American Thoroughbred racehorse

Fairy Chant (foaled 1937 in Kentucky) was an American Champion Thoroughbred racehorse. Her sire was the 1927 Belmont Stakes winner Chance Shot, a son of three-time Leading sire in North America Fair Play. Her dam was Star Fairy, a daughter of The Satrap, the 1926 English Champion Three-Year-Old Male Horse who was a son of the great The Tetrarch.

== Racing career ==

Fairy Chant was bred by William du Pont, Jr., and raced under the banner of his Foxcatcher Farm for trainer Richard E. Handlen. She may be best remembered from her win in the $20,000 Black-Eyed Susan Stakes (then called the Pimlico Oaks) on Friday, May 10, 1940. In that race, she took on a field of nine fillies and beat two stakes winners in True Call and Discerning.
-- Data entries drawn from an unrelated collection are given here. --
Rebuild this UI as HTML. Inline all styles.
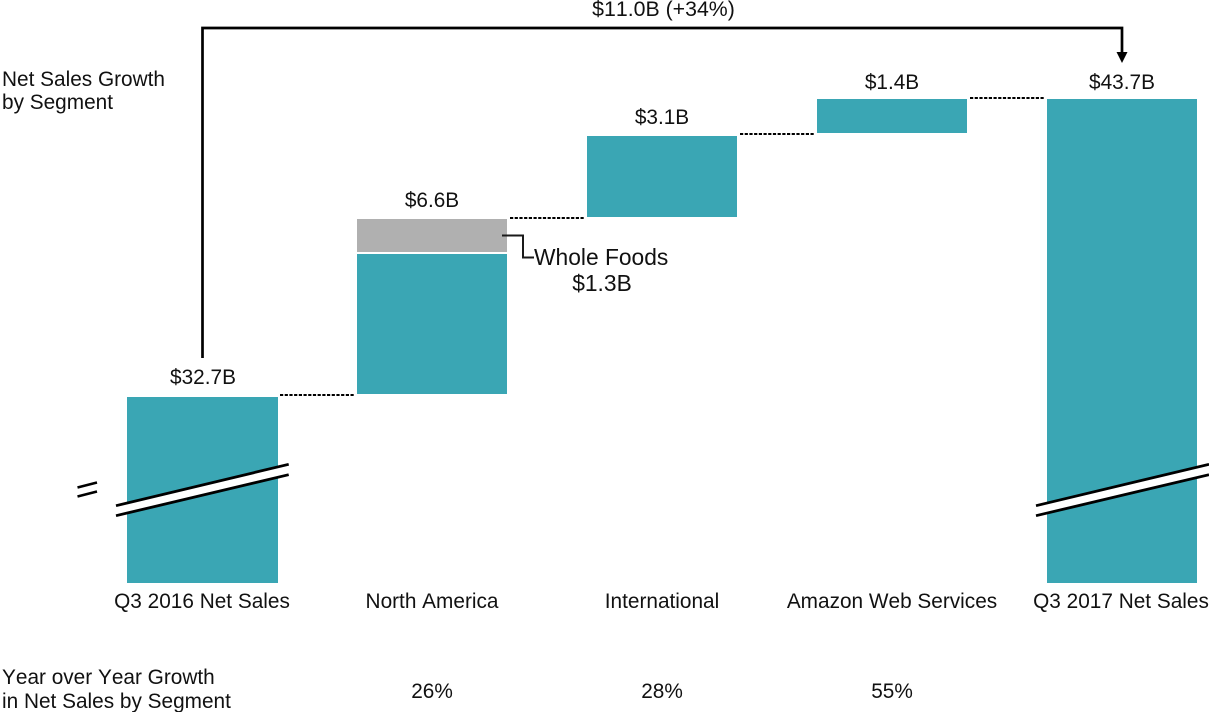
<!DOCTYPE html>
<html><head><meta charset="utf-8"><style>
html,body{margin:0;padding:0;background:#fff;width:1209px;height:712px;overflow:hidden}
svg{display:block}
text{font-family:"Liberation Sans",Arial,sans-serif;font-size:20.8px;fill:#111;font-kerning:none}
.m{text-anchor:middle}
.w{font-size:22.8px}
</style></head><body>
<svg width="1209" height="712" viewBox="0 0 1209 712" xmlns="http://www.w3.org/2000/svg">
<rect width="1209" height="712" fill="#fff"/>
<g fill="#3aa6b4">
<rect x="127" y="397" width="151" height="186"/>
<rect x="357" y="254" width="150" height="140"/>
<rect x="587" y="136" width="150" height="81"/>
<rect x="817" y="99" width="150" height="34"/>
<rect x="1047" y="99" width="150" height="484"/>
</g>
<rect x="357" y="219" width="150" height="33" fill="#b0b0b0"/>
<g stroke="#000" stroke-width="2" stroke-dasharray="3.200 1.500" fill="none">
<line x1="280" y1="395" x2="355" y2="395"/>
<line x1="510" y1="218" x2="585" y2="218"/>
<line x1="740" y1="134" x2="815" y2="134"/>
<line x1="970" y1="98" x2="1045" y2="98"/>
</g>
<path d="M202.500 358V28H1122V56" fill="none" stroke="#000" stroke-width="2.700"/>
<path d="M1116.500 52H1127.500L1122 63Z" fill="#000"/>
<path d="M502 235.500H523V257.500H534" fill="none" stroke="#1a1a1a" stroke-width="2"/>
<polygon points="116,505.700 288.700,464.300 288.700,474.700 116,515.700" fill="#fff"/>
<polygon points="1036,505.700 1209,464.300 1209,474.700 1036,515.700" fill="#fff"/>
<g stroke="#000" stroke-width="2.800" fill="none">
<line x1="116" y1="505.700" x2="288.700" y2="464.300"/>
<line x1="116" y1="515.700" x2="288.700" y2="474.700"/>
<line x1="1036" y1="505.700" x2="1209" y2="464.300"/>
<line x1="1036" y1="515.700" x2="1209" y2="474.700"/>
</g>
<g stroke="#000" stroke-width="2.500" fill="none">
<line x1="77.500" y1="487.500" x2="97" y2="482.500"/>
<line x1="77.500" y1="496.500" x2="97" y2="491.500"/>
</g>
<text class="m" x="663.500" y="16" style="font-size:21.300px">$11.0B (+34%)</text>
<text x="2" y="86">Net Sales Growth</text>
<text x="2" y="109">by Segment</text>
<text class="m" x="203" y="384">$32.7B</text>
<text class="m" x="432" y="207">$6.6B</text>
<text class="m" x="662" y="124">$3.1B</text>
<text class="m" x="892" y="89">$1.4B</text>
<text class="m" x="1122" y="89">$43.7B</text>
<text class="w" x="534" y="265">Whole Foods</text>
<text class="m w" x="602" y="291">$1.3B</text>
<text class="m" x="202" y="608">Q3 2016 Net Sales</text>
<text class="m" x="432" y="608">North America</text>
<text class="m" x="662" y="608">International</text>
<text class="m" x="892" y="608">Amazon Web Services</text>
<text class="m" x="1121" y="608">Q3 2017 Net Sales</text>
<text x="2" y="684">Year over Year Growth</text>
<text x="2" y="708">in Net Sales by Segment</text>
<text class="m" x="432" y="698">26%</text>
<text class="m" x="662" y="698">28%</text>
<text class="m" x="892" y="698">55%</text>
</svg>
</body></html>
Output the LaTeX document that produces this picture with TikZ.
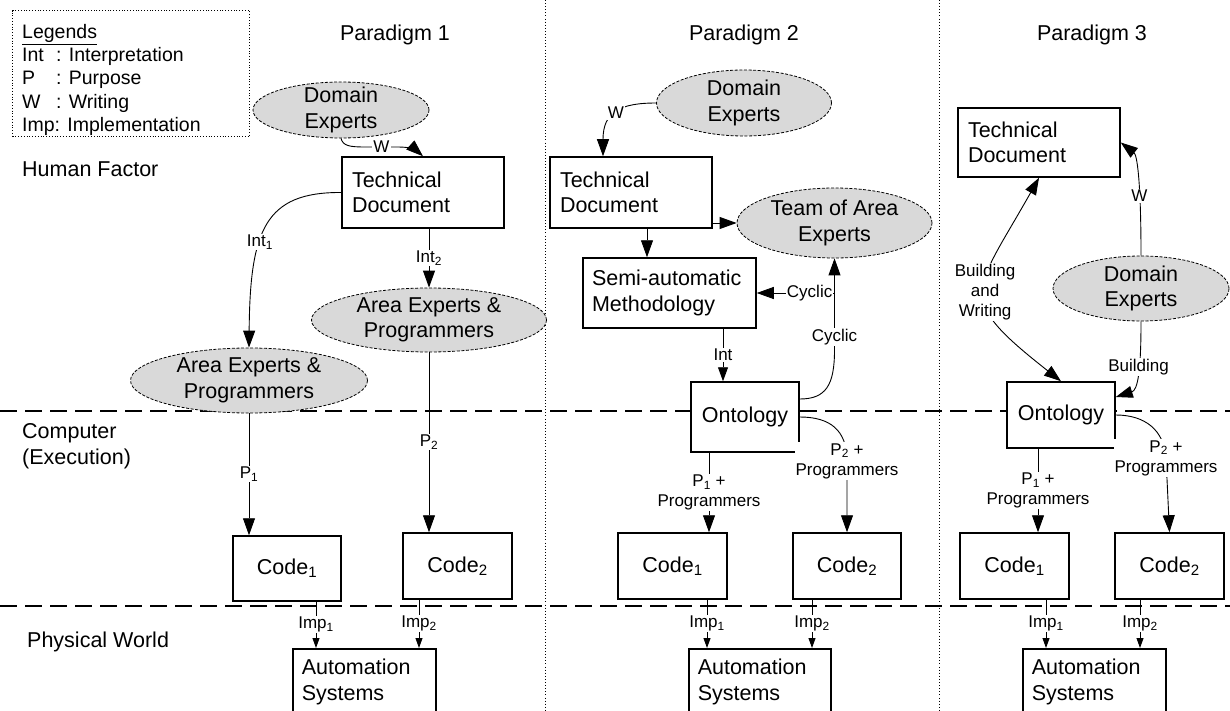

She won in a final time of 1:49-4/5 for the mile and a sixteenth over dirt with jockey Ralph Neves in the irons. Her performances on the track earned her Champion honors in 1940 and 1941. She finished in the money 62% of the time, earning a win, place or show check in 26 of 42 career races.

As a broodmare, she is best known for producing Chevation.